Entries taken from a collection
[start]

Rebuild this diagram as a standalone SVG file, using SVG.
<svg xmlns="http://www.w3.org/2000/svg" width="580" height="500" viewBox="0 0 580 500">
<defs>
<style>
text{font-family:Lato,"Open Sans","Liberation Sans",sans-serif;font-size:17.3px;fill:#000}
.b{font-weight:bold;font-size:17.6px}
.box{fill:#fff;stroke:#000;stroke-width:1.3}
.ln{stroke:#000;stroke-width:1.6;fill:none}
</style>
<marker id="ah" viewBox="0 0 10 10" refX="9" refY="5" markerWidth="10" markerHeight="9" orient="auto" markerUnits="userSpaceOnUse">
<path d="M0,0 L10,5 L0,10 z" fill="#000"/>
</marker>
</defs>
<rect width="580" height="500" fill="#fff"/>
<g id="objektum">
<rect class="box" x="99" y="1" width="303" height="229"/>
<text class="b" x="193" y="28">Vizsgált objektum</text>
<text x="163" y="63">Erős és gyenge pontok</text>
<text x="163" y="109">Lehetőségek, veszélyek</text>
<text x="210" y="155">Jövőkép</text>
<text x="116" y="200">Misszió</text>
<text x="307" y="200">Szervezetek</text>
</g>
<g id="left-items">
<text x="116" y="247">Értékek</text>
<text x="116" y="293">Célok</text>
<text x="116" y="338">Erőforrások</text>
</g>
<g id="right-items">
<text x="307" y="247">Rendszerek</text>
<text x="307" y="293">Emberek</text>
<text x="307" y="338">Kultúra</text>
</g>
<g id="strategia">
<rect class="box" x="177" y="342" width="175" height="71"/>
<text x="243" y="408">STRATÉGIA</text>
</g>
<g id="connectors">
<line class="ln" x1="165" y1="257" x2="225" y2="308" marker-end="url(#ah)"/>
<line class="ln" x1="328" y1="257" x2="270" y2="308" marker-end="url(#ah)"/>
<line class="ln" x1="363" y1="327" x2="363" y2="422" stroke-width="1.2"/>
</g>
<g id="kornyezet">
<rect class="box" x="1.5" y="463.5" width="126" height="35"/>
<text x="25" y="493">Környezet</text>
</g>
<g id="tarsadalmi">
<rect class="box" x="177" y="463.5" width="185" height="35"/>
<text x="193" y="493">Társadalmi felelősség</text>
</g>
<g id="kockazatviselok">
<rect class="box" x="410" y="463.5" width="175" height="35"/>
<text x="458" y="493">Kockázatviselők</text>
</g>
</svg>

[end]
[start]

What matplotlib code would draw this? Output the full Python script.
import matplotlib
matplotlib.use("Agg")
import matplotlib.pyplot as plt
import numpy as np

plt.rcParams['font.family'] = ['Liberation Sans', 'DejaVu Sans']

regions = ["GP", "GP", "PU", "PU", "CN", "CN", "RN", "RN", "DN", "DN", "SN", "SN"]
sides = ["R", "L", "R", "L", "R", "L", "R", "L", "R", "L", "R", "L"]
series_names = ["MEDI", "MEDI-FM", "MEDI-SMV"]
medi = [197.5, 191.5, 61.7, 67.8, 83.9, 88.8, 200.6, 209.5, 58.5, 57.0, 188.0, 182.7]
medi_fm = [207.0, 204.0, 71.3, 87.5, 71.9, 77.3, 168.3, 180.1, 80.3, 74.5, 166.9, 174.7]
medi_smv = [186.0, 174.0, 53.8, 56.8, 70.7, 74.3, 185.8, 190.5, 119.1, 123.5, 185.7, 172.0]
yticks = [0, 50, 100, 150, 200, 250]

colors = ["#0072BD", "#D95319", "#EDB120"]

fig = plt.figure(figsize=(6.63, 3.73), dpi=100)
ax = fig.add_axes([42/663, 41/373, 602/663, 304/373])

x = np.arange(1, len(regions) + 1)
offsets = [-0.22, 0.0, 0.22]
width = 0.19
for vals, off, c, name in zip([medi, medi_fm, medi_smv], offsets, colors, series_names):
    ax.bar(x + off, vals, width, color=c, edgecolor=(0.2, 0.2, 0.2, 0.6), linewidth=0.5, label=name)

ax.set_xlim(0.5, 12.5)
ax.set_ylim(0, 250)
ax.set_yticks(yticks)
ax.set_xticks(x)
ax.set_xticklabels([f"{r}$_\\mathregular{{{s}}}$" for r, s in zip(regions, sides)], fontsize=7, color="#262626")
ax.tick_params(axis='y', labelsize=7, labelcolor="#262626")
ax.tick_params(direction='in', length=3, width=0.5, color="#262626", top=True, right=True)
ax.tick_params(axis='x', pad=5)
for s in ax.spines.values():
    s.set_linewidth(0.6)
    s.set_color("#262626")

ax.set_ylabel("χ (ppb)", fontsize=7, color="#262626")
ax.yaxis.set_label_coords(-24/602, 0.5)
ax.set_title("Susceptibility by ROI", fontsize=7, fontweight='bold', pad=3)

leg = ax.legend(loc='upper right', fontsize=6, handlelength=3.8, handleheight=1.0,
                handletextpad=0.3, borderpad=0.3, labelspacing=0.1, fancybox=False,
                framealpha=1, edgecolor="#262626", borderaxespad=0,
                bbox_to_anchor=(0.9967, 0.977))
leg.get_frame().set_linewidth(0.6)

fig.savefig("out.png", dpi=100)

[end]

## What you need to do:
In the listing above, locate the line containing "What matplotlib code" and the line containing "plt.rcParams['font.family'] = ['Liberation", then transcribe both and every line between them verbatim.

## Exercise answer:
What matplotlib code would draw this? Output the full Python script.
import matplotlib
matplotlib.use("Agg")
import matplotlib.pyplot as plt
import numpy as np

plt.rcParams['font.family'] = ['Liberation Sans', 'DejaVu Sans']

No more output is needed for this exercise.